■ **Your instructions**
Copy each line exactly.

========================================

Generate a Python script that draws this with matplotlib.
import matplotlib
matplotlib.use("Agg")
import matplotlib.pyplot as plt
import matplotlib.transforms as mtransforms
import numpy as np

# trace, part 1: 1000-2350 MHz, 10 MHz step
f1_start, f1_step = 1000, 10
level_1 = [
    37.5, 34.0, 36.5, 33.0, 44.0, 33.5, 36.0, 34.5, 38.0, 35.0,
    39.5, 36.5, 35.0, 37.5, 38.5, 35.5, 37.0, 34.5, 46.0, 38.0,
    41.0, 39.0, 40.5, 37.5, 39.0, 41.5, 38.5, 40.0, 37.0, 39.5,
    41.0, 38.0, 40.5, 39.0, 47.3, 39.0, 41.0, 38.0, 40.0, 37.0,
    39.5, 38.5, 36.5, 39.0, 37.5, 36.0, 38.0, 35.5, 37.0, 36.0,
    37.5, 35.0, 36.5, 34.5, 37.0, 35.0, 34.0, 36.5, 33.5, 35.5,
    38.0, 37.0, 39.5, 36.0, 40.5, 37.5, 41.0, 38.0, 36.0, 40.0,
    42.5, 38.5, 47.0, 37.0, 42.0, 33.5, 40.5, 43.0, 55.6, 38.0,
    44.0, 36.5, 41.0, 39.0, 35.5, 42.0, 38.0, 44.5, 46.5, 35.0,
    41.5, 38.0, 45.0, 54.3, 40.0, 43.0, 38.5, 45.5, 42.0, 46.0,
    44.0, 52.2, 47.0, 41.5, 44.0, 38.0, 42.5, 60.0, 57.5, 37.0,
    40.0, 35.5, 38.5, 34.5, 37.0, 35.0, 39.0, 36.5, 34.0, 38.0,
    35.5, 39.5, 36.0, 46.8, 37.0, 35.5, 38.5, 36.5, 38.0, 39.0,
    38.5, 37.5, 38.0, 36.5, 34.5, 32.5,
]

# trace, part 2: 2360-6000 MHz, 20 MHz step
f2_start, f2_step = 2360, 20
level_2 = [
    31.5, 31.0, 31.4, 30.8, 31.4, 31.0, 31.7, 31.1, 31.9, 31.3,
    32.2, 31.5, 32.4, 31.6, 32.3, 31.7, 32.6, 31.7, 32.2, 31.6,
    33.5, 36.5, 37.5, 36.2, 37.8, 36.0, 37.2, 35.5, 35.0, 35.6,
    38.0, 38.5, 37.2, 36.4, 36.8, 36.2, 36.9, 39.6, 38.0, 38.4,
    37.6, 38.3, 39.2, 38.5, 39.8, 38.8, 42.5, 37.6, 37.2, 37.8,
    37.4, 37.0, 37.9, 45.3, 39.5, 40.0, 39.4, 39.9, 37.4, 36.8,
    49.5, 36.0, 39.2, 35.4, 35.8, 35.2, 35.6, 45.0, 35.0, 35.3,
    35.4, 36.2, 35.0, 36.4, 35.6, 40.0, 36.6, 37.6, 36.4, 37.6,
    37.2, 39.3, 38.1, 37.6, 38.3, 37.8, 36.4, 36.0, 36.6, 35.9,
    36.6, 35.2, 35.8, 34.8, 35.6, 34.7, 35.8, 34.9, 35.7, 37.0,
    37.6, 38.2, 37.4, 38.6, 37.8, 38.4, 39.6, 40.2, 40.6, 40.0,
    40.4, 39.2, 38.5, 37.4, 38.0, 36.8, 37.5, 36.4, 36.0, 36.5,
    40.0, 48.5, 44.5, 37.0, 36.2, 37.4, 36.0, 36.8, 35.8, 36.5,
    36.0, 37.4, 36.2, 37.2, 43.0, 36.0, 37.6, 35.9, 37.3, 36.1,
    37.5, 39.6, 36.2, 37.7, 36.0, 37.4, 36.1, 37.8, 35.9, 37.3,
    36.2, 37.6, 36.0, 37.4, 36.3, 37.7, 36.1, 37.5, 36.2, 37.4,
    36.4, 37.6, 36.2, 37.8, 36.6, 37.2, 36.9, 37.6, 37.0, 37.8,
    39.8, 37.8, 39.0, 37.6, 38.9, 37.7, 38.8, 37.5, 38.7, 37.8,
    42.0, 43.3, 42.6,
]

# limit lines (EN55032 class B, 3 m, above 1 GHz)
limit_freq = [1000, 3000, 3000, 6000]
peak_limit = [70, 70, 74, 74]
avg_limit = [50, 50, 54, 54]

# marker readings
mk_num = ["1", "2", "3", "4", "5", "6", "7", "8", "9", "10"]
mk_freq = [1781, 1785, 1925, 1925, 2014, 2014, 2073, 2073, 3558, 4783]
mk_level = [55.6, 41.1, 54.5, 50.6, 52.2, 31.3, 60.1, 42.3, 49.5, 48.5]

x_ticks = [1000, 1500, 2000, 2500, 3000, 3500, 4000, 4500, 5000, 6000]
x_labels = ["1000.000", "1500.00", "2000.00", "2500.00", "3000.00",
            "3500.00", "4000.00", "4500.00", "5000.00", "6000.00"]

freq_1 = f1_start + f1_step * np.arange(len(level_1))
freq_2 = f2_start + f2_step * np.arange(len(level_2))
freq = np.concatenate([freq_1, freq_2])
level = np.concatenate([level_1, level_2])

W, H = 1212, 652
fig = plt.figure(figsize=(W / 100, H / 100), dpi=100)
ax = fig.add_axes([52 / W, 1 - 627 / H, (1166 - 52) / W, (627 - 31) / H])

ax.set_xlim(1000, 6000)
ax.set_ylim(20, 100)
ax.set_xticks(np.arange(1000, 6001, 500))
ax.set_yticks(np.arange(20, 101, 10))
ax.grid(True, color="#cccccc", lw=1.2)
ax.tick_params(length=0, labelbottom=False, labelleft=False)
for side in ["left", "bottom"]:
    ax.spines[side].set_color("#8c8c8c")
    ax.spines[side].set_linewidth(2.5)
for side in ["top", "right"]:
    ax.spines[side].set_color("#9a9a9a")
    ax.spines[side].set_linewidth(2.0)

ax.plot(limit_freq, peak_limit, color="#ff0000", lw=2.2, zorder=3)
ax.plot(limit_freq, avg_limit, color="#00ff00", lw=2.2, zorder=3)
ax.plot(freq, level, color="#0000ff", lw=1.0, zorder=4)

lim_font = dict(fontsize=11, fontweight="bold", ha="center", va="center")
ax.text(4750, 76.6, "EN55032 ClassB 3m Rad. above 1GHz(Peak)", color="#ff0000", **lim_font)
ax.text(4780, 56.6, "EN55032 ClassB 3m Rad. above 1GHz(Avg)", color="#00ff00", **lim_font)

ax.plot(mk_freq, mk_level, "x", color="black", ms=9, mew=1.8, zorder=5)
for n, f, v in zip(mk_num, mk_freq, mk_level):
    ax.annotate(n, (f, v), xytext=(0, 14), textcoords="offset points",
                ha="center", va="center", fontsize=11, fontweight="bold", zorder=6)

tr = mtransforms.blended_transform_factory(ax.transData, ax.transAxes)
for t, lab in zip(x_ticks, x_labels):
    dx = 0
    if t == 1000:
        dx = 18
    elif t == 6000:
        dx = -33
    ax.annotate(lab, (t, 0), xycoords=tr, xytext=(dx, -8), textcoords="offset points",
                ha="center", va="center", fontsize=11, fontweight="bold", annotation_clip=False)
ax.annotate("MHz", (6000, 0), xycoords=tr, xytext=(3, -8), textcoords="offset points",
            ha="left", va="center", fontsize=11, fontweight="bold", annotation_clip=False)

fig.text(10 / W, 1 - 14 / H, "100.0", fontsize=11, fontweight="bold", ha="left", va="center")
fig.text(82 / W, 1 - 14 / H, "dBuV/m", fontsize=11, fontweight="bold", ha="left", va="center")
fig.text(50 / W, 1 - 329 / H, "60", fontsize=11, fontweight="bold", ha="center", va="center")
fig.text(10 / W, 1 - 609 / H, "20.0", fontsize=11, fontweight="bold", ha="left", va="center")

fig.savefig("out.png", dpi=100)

========================================

■ **Result for this exercise**
Generate a Python script that draws this with matplotlib.
import matplotlib
matplotlib.use("Agg")
import matplotlib.pyplot as plt
import matplotlib.transforms as mtransforms
import numpy as np

# trace, part 1: 1000-2350 MHz, 10 MHz step
f1_start, f1_step = 1000, 10
level_1 = [
    37.5, 34.0, 36.5, 33.0, 44.0, 33.5, 36.0, 34.5, 38.0, 35.0,
    39.5, 36.5, 35.0, 37.5, 38.5, 35.5, 37.0, 34.5, 46.0, 38.0,
    41.0, 39.0, 40.5, 37.5, 39.0, 41.5, 38.5, 40.0, 37.0, 39.5,
    41.0, 38.0, 40.5, 39.0, 47.3, 39.0, 41.0, 38.0, 40.0, 37.0,
    39.5, 38.5, 36.5, 39.0, 37.5, 36.0, 38.0, 35.5, 37.0, 36.0,
    37.5, 35.0, 36.5, 34.5, 37.0, 35.0, 34.0, 36.5, 33.5, 35.5,
    38.0, 37.0, 39.5, 36.0, 40.5, 37.5, 41.0, 38.0, 36.0, 40.0,
    42.5, 38.5, 47.0, 37.0, 42.0, 33.5, 40.5, 43.0, 55.6, 38.0,
    44.0, 36.5, 41.0, 39.0, 35.5, 42.0, 38.0, 44.5, 46.5, 35.0,
    41.5, 38.0, 45.0, 54.3, 40.0, 43.0, 38.5, 45.5, 42.0, 46.0,
    44.0, 52.2, 47.0, 41.5, 44.0, 38.0, 42.5, 60.0, 57.5, 37.0,
    40.0, 35.5, 38.5, 34.5, 37.0, 35.0, 39.0, 36.5, 34.0, 38.0,
    35.5, 39.5, 36.0, 46.8, 37.0, 35.5, 38.5, 36.5, 38.0, 39.0,
    38.5, 37.5, 38.0, 36.5, 34.5, 32.5,
]

# trace, part 2: 2360-6000 MHz, 20 MHz step
f2_start, f2_step = 2360, 20
level_2 = [
    31.5, 31.0, 31.4, 30.8, 31.4, 31.0, 31.7, 31.1, 31.9, 31.3,
    32.2, 31.5, 32.4, 31.6, 32.3, 31.7, 32.6, 31.7, 32.2, 31.6,
    33.5, 36.5, 37.5, 36.2, 37.8, 36.0, 37.2, 35.5, 35.0, 35.6,
    38.0, 38.5, 37.2, 36.4, 36.8, 36.2, 36.9, 39.6, 38.0, 38.4,
    37.6, 38.3, 39.2, 38.5, 39.8, 38.8, 42.5, 37.6, 37.2, 37.8,
    37.4, 37.0, 37.9, 45.3, 39.5, 40.0, 39.4, 39.9, 37.4, 36.8,
    49.5, 36.0, 39.2, 35.4, 35.8, 35.2, 35.6, 45.0, 35.0, 35.3,
    35.4, 36.2, 35.0, 36.4, 35.6, 40.0, 36.6, 37.6, 36.4, 37.6,
    37.2, 39.3, 38.1, 37.6, 38.3, 37.8, 36.4, 36.0, 36.6, 35.9,
    36.6, 35.2, 35.8, 34.8, 35.6, 34.7, 35.8, 34.9, 35.7, 37.0,
    37.6, 38.2, 37.4, 38.6, 37.8, 38.4, 39.6, 40.2, 40.6, 40.0,
    40.4, 39.2, 38.5, 37.4, 38.0, 36.8, 37.5, 36.4, 36.0, 36.5,
    40.0, 48.5, 44.5, 37.0, 36.2, 37.4, 36.0, 36.8, 35.8, 36.5,
    36.0, 37.4, 36.2, 37.2, 43.0, 36.0, 37.6, 35.9, 37.3, 36.1,
    37.5, 39.6, 36.2, 37.7, 36.0, 37.4, 36.1, 37.8, 35.9, 37.3,
    36.2, 37.6, 36.0, 37.4, 36.3, 37.7, 36.1, 37.5, 36.2, 37.4,
    36.4, 37.6, 36.2, 37.8, 36.6, 37.2, 36.9, 37.6, 37.0, 37.8,
    39.8, 37.8, 39.0, 37.6, 38.9, 37.7, 38.8, 37.5, 38.7, 37.8,
    42.0, 43.3, 42.6,
]

# limit lines (EN55032 class B, 3 m, above 1 GHz)
limit_freq = [1000, 3000, 3000, 6000]
peak_limit = [70, 70, 74, 74]
avg_limit = [50, 50, 54, 54]

# marker readings
mk_num = ["1", "2", "3", "4", "5", "6", "7", "8", "9", "10"]
mk_freq = [1781, 1785, 1925, 1925, 2014, 2014, 2073, 2073, 3558, 4783]
mk_level = [55.6, 41.1, 54.5, 50.6, 52.2, 31.3, 60.1, 42.3, 49.5, 48.5]

x_ticks = [1000, 1500, 2000, 2500, 3000, 3500, 4000, 4500, 5000, 6000]
x_labels = ["1000.000", "1500.00", "2000.00", "2500.00", "3000.00",
            "3500.00", "4000.00", "4500.00", "5000.00", "6000.00"]

freq_1 = f1_start + f1_step * np.arange(len(level_1))
freq_2 = f2_start + f2_step * np.arange(len(level_2))
freq = np.concatenate([freq_1, freq_2])
level = np.concatenate([level_1, level_2])

W, H = 1212, 652
fig = plt.figure(figsize=(W / 100, H / 100), dpi=100)
ax = fig.add_axes([52 / W, 1 - 627 / H, (1166 - 52) / W, (627 - 31) / H])

ax.set_xlim(1000, 6000)
ax.set_ylim(20, 100)
ax.set_xticks(np.arange(1000, 6001, 500))
ax.set_yticks(np.arange(20, 101, 10))
ax.grid(True, color="#cccccc", lw=1.2)
ax.tick_params(length=0, labelbottom=False, labelleft=False)
for side in ["left", "bottom"]:
    ax.spines[side].set_color("#8c8c8c")
    ax.spines[side].set_linewidth(2.5)
for side in ["top", "right"]:
    ax.spines[side].set_color("#9a9a9a")
    ax.spines[side].set_linewidth(2.0)

ax.plot(limit_freq, peak_limit, color="#ff0000", lw=2.2, zorder=3)
ax.plot(limit_freq, avg_limit, color="#00ff00", lw=2.2, zorder=3)
ax.plot(freq, level, color="#0000ff", lw=1.0, zorder=4)

lim_font = dict(fontsize=11, fontweight="bold", ha="center", va="center")
ax.text(4750, 76.6, "EN55032 ClassB 3m Rad. above 1GHz(Peak)", color="#ff0000", **lim_font)
ax.text(4780, 56.6, "EN55032 ClassB 3m Rad. above 1GHz(Avg)", color="#00ff00", **lim_font)

ax.plot(mk_freq, mk_level, "x", color="black", ms=9, mew=1.8, zorder=5)
for n, f, v in zip(mk_num, mk_freq, mk_level):
    ax.annotate(n, (f, v), xytext=(0, 14), textcoords="offset points",
                ha="center", va="center", fontsize=11, fontweight="bold", zorder=6)

tr = mtransforms.blended_transform_factory(ax.transData, ax.transAxes)
for t, lab in zip(x_ticks, x_labels):
    dx = 0
    if t == 1000:
        dx = 18
    elif t == 6000:
        dx = -33
    ax.annotate(lab, (t, 0), xycoords=tr, xytext=(dx, -8), textcoords="offset points",
                ha="center", va="center", fontsize=11, fontweight="bold", annotation_clip=False)
ax.annotate("MHz", (6000, 0), xycoords=tr, xytext=(3, -8), textcoords="offset points",
            ha="left", va="center", fontsize=11, fontweight="bold", annotation_clip=False)

fig.text(10 / W, 1 - 14 / H, "100.0", fontsize=11, fontweight="bold", ha="left", va="center")
fig.text(82 / W, 1 - 14 / H, "dBuV/m", fontsize=11, fontweight="bold", ha="left", va="center")
fig.text(50 / W, 1 - 329 / H, "60", fontsize=11, fontweight="bold", ha="center", va="center")
fig.text(10 / W, 1 - 609 / H, "20.0", fontsize=11, fontweight="bold", ha="left", va="center")

fig.savefig("out.png", dpi=100)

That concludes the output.